No pithy branding for this one, just some rough memories recounting the worst contests of 2021.

Chicago White Sox v. New York Yankees
Playful.
Rob Tringali/MLB Photos via Getty Images

With Grievances Aired at season’s end, then Feats of Strength to follow that up, and Games of the Year last week, the next phase of the celebration continues here with the Worst of the Year.

Stay tuned: There is one more celebration to come.


April 4: Angels 7, White Sox 4 (Shohei Ohtani’s two-way masterpiece, Jared Walsh walk-off)
Jeremy Karll

I didn’t remember Jared Walsh’s three-run walk-off home run on April 4, which dropped the White Sox to 1-3 (what would be a season-worst two games worse than .500) and sent some of the fan base into a frenzy after just one series. I mostly remembered this game for Shohei Ohtani. Not as much due to Twitter fawning over his once-in-a-generation talent (everyone should!) or the fact he struck out seven batters over 4 23 innings, while also homering at the plate (he killed everyone all year!) but more so the announcers. To no surprise, ESPN’s broadcast left a lot to be desired, especially since it seemed like they only researched Ohtani tidbits. Their love for Ohtani became unbearable, as they ignored the fact the White Sox tied it, 3-3, in the fifth, and 4-4 in the ninth. The only thing they could talk about was Ohtani. It was my lasting memory, and really the only thing I remembered from this game, evidenced by me looking at the box score and thinking, “Oh yeah, Walsh hit a walk-off, too.”

April 13: Cleveland 2, White Sox 0 (pitchers’ duel ends in a weak walk-off)
Joe Resis

On one hand, part of this game was quite intriguing. Lucas Giolito and Shane Bieber went head-to-head, and neither offense was swinging it well on this particular evening. As a result, the first several innings of this game were a thriller for fans who love pitchers’ duels. Both the White Sox ace and the reigning AL Cy Young winner lived up to the hype, and then some. Giolito pitched seven scoreless innings while striking out eight and only allowing three hits. Meanwhile, Bieber was even better, throwing nine shutout innings, striking out 11, and also only allowing three hits. While the matchup between the two star pitchers was entertaining, Nick Williams batting fifth and Jake Lamb at designated hitter were suboptimal options. Neither of them stood a chance against Bieber.

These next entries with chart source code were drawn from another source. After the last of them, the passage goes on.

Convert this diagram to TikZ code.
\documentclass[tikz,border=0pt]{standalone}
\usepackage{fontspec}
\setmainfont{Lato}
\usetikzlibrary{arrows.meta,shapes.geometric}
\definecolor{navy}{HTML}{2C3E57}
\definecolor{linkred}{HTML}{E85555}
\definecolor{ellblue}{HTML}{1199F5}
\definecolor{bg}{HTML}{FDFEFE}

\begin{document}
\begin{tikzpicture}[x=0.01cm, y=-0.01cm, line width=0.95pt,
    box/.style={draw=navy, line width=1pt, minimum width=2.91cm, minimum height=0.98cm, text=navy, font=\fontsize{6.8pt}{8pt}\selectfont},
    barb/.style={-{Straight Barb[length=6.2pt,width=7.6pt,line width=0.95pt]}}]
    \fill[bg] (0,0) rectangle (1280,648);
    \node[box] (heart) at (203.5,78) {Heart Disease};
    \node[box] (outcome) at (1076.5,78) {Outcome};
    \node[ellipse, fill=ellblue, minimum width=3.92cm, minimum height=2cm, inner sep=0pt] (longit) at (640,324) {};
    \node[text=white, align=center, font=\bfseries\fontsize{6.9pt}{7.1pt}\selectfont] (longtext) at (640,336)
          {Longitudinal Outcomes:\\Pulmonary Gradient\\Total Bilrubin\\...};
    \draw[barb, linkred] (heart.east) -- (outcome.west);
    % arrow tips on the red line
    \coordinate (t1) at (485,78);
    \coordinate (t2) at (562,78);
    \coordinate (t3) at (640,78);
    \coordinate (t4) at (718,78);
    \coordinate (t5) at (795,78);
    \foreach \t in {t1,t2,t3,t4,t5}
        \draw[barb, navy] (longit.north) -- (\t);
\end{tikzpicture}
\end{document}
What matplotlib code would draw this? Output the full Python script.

In addition, this was the game when the bad “Manfred man” (each team starting extra innings with a free runner on second base) reared its ugly head more than any other I can recall. With both teams scoreless entering the 10th, Cleveland opened its half of the inning with Franmil Reyes at second base and Josh Naylor at the plate. Naylor reached on an error by pitcher Garrett Crochet, and suddenly, the go-ahead run was on third. Fortunately, Crochet got Yu Chang to fly out to shallow right, and Reyes had to hold at third. Also, fortunately, Cleveland catcher Roberto Pérez hit a soft ground ball ... but it found a gap between shortstop and third. His grounder left the bat at 71.3 mph, and the expected batting average was .040, but did not matter. Just like that, the scoreless tie was broken. How anticlimactic. Cleveland went on to tack on an insurance run on a double by Amed Rosario, and the White Sox went down 1-2-3 in the bottom of the 10th.

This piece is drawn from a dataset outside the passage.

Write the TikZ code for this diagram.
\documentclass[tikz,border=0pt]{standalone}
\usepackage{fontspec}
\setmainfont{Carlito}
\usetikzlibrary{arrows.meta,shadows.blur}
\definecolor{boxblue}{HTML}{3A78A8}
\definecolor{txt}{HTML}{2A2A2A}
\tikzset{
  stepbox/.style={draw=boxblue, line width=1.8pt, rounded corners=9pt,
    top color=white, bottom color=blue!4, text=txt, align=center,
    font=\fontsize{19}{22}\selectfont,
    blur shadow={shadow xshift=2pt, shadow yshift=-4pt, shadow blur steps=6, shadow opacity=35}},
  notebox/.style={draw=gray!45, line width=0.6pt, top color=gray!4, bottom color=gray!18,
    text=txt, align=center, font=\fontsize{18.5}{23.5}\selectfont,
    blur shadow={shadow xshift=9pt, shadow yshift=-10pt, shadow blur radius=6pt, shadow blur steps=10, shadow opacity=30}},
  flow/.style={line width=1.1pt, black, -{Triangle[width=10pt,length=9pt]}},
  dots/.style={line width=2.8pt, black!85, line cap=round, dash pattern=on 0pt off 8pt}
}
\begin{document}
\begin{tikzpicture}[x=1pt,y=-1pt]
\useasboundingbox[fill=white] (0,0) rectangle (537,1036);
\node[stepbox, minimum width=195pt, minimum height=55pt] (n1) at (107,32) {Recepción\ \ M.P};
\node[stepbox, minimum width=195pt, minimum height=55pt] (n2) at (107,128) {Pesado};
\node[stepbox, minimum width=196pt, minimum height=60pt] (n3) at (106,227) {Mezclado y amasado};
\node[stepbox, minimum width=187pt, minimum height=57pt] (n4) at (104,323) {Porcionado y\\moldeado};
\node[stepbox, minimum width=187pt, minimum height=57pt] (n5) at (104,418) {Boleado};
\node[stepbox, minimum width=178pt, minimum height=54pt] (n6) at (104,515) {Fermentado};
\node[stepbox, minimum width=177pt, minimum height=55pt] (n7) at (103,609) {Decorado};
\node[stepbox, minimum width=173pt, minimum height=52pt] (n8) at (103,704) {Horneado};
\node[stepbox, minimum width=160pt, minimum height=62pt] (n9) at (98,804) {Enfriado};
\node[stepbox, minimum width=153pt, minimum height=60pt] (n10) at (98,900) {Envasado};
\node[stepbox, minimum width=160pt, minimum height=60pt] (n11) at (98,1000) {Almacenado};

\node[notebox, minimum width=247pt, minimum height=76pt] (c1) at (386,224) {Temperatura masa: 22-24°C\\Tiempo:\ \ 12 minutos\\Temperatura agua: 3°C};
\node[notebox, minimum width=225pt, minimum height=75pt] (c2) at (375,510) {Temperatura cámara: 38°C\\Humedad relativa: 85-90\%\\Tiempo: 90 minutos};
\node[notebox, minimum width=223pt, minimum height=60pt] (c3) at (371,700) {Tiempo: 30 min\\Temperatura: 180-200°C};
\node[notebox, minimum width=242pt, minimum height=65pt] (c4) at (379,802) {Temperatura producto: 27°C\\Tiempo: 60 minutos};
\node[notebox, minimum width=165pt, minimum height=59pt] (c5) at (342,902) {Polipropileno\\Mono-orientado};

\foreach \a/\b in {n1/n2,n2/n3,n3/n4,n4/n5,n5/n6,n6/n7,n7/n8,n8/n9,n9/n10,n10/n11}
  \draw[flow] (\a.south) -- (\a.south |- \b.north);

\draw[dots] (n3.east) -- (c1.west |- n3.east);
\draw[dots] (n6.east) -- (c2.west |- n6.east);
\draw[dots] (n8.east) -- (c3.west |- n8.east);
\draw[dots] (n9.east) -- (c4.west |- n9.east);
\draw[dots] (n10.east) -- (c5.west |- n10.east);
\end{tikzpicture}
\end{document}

While the Manfred man led to a very boring and undeserved first run of the game, the White Sox should have managed more than just three measly singles in nine innings against Bieber. This was an early test for the offense against a star pitcher, and thanks to Giolito, little was required from the offense to win. Unfortunately, it was not up to the task.


May 2: Cleveland 5, White Sox 0 (Luis Robert’s hip injury)
Chrystal O’Keefe

It’s a beautiful day in May, fans are finally back at the ballpark enjoying the sites and smells as the sun beams down on their skin. Lucas Giolito is on the mound against Cleveland with a measly 0.89 ERA in six starts so far. Adam Eaton is not starting. Sounds magical, right? Sorry, it’s actually about to turn into the worst day ever.

The second inning brings heartbreak as we watch Luis Robert appear to trip over first base, but later realize he was limping before even getting to the base. Down he goes, like my hopes and dreams. My hips aren’t great but he can have them, I thought, pacing my living room. César Hernández, still with Cleveland, strikes first with a home run. Zach Plesac and Co. held down the White Sox, who continued to strand runners while making Little League errors.

While Giolito was great through six, the bullpen and lack of run support — and, well, the deflated mood from Robert’s strained hip flexor, gave Cleveland the advantage, walking away with the series and a four-hit shutout.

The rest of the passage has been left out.